Os microrganismos envolvidos no processo são denominados hidrogenogênicos, que são capazes de produzir hidrogênio a partir da fermentação de açúcares e outros compostos orgânicos.

O processo de produção de hidrogênio musgo pode ser dividido em três etapas principais:

  1. Preparo da biomassa: A biomassa é pré-tratada para remover impurezas e tornar os açúcares e outros compostos orgânicos mais acessíveis aos hidrogenogênicos;
  2. Fermentação: A biomassa pré-tratada é fermentada pelos hidrogenogênicos em um ambiente anaeróbico. Durante a fermentação, os hidrogenogênicos produzem hidrogênio, dióxido de carbono e outros produtos, principalmente ácidos orgânicos voláteis, como acético, propiônico, butírico e lático;
  3. Separação do hidrogênio: O hidrogênio produzido na fermentação é separado do dióxido de carbono e outros produtos gasosos. A separação pode ser realizada por diferentes métodos, como osmose reversa, destilação ou absorção.
Biorreatores anaeróbios são os equipamentos para a produção do hidrogênio musgo

O hidrogênio musgo apresenta uma série de vantagens em relação a outros métodos de produção de hidrogênio. Trata-se de uma alternativa renovável, pois a biomassa utilizada como substrato para a fermentação pode ser renovável, como resíduos agrícolas, florestais e urbanos. Além disso, a matéria prima para este processo é abundante e de baixo custo pois é amplamente disponível.

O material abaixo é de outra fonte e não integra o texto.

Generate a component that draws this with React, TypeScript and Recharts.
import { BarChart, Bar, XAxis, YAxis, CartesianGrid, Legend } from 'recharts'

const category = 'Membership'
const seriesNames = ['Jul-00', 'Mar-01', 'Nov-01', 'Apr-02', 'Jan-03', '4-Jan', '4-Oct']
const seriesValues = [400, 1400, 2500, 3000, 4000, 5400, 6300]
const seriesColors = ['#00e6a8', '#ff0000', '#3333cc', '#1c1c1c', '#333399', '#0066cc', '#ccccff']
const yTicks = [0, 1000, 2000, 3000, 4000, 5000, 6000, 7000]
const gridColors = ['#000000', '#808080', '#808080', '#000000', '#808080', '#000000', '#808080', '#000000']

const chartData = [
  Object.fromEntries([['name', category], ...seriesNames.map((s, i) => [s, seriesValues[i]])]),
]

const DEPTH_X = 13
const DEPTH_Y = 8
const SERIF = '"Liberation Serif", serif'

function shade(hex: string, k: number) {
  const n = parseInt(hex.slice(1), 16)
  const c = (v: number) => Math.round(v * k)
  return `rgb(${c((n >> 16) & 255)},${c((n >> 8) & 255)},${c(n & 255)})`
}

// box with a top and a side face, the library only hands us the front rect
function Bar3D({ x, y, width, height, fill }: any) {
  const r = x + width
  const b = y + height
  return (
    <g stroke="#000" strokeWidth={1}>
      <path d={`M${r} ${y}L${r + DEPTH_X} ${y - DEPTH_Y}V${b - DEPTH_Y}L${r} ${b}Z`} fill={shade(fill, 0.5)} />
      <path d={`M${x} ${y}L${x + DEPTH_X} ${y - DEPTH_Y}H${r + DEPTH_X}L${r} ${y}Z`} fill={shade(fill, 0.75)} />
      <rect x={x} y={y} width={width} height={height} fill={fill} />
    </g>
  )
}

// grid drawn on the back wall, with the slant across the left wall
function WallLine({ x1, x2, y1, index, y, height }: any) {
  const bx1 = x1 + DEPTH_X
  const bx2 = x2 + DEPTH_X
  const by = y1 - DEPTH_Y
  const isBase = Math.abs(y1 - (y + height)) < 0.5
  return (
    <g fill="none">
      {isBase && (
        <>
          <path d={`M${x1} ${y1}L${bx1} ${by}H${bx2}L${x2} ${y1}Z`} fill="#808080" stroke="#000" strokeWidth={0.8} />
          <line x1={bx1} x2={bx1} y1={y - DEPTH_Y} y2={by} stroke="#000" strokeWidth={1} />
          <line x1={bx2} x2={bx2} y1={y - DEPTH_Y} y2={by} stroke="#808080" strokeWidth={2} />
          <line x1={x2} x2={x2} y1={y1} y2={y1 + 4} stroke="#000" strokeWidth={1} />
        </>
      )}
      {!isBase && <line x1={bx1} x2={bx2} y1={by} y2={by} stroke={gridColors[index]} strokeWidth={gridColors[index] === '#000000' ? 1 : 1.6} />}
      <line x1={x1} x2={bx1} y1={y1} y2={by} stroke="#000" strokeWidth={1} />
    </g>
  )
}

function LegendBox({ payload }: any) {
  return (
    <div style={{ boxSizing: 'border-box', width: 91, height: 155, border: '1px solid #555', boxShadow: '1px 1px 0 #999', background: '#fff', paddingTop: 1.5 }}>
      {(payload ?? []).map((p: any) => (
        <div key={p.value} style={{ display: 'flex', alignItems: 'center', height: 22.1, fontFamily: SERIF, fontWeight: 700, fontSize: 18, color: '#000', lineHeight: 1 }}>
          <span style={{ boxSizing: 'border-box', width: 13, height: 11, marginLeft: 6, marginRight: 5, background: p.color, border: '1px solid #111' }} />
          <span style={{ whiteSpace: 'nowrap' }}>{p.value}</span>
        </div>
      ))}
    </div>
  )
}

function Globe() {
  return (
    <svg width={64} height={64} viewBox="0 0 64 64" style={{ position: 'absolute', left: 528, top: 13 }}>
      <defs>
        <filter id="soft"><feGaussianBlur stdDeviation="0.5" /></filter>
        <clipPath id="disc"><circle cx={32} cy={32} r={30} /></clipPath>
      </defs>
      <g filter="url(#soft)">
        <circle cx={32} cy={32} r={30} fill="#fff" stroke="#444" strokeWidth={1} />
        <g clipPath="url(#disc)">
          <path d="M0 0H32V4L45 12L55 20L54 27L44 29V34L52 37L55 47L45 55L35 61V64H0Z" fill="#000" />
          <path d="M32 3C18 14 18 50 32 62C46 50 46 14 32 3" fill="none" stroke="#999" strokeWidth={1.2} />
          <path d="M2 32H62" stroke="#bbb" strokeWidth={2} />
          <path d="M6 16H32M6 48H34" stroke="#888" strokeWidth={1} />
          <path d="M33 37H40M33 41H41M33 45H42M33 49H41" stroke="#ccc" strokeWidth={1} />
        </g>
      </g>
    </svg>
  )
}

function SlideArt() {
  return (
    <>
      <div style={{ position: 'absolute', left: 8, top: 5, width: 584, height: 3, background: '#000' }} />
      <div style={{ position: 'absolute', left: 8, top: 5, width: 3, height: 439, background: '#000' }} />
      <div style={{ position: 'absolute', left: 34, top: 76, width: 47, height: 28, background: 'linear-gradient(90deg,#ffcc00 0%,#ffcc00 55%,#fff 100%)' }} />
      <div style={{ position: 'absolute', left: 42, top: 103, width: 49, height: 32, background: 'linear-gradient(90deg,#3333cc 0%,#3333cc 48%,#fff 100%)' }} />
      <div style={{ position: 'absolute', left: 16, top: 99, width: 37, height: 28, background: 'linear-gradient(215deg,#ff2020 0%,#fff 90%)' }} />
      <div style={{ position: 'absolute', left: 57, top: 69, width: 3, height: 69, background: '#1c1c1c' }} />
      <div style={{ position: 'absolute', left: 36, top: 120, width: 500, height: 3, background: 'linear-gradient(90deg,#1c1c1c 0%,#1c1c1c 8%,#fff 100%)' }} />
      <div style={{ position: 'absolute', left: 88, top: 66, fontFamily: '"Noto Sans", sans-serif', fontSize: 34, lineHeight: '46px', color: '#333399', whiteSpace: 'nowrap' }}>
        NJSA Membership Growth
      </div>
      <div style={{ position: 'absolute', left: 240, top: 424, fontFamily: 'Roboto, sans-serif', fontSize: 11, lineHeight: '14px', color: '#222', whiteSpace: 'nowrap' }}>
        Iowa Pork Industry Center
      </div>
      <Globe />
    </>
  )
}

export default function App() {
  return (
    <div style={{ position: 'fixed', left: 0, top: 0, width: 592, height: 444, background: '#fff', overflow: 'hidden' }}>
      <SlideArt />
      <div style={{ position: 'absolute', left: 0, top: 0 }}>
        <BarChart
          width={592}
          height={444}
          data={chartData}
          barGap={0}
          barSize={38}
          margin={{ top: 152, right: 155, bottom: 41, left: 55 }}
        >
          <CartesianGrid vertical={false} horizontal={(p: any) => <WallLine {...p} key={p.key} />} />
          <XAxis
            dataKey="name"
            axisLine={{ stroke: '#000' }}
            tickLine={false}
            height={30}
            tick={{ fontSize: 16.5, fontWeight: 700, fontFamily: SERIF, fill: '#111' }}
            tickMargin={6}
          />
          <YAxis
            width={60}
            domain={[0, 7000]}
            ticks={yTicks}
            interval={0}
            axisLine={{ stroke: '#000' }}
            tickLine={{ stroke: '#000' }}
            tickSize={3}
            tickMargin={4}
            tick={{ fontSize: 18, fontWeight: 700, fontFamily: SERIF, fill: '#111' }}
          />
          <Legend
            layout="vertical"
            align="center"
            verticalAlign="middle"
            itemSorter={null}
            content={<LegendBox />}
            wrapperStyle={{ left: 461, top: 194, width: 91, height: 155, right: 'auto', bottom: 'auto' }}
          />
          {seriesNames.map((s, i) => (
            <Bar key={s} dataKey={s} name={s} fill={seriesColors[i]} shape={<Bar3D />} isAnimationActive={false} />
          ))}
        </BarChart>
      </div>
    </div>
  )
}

No entanto, o hidrogênio musgo ainda enfrenta alguns desafios, pois o processo ainda precisa ser melhor investigado para se atingir uma produção mais estável e eficiente. A eficiência do processo de fermentação escura ainda é baixa, o que significa que uma grande quantidade de biomassa é necessária para produzir uma pequena quantidade de hidrogênio. A estabilidade também é um problema, uma vez que o hidrogênio é uma fonte de energia para os microrganismos, que logo desenvolvem estratégias para consumi-lo no próprio processo.

Já o hidrogênio verde é produzido por eletrólise da água, em um processo que utiliza energia elétrica para separar o hidrogênio do oxigênio. O hidrogênio verde é considerado uma fonte de hidrogênio limpa e sustentável, mas seu processo de produção é caro e requer grandes quantidades de energia elétrica. Vale ressaltar que o hidrogênio verde só será sustentável se, e somente se, a fonte de energia elétrica para a eletrólise for sustentável.

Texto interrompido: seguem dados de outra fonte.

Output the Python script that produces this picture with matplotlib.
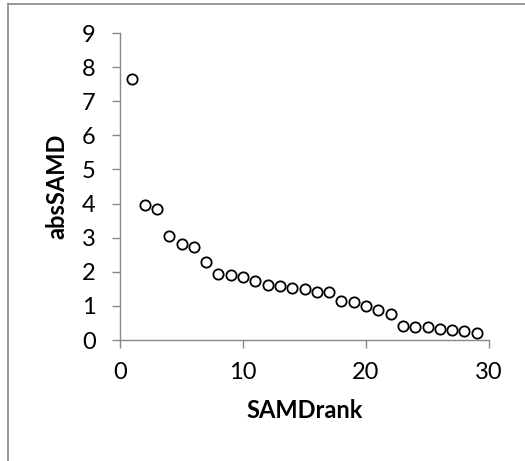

Uma analogia entre essas duas fontes de hidrogênio pode ser feita com os carros elétricos. Carros elétricos tradicionais carecem de sustentabilidade, apesar de todo o apelo midiático, pois dependem de energia elétrica nem sempre obtida de forma sustentável, isso sem contar com o desastre ambiental devido a construção das baterias, que requerem quantidades enormes de minérios.

Eletrolisadores industriais para a produção de hidrogênio verde têm alta demanda energética.

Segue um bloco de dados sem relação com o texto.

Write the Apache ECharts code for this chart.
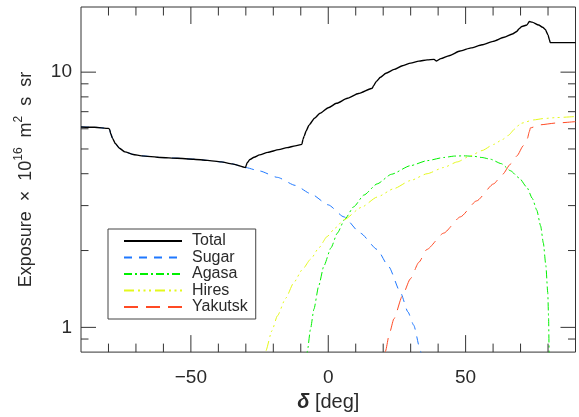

Já carros elétricos movidos à biocombustíveis (cuja energia é gerada por meio de células combustível), não necessitam dessas mesmas baterias, e podem obter sua energia de maneira totalmente renovável. O hidrogênio verde é como o carro elétrico tradicional, enquanto o hidrogênio musgo é como o carro elétrico à biocombustível.

O hidrogênio musgo é uma alternativa promissora à produção de hidrogênio verde. O processo apresenta uma série de vantagens, como a sustentabilidade, a abundância e o baixo custo. No entanto, o hidrogênio musgo ainda enfrenta alguns desafios, como a baixa eficiência e o alto custo de produção.

Pesquisas estão sendo realizadas para melhorar a eficiência do processo de fermentação escura e reduzir seu custo. Com o desenvolvimento dessas tecnologias, o hidrogênio musgo pode se tornar uma fonte de hidrogênio limpa, acessível e sustentável.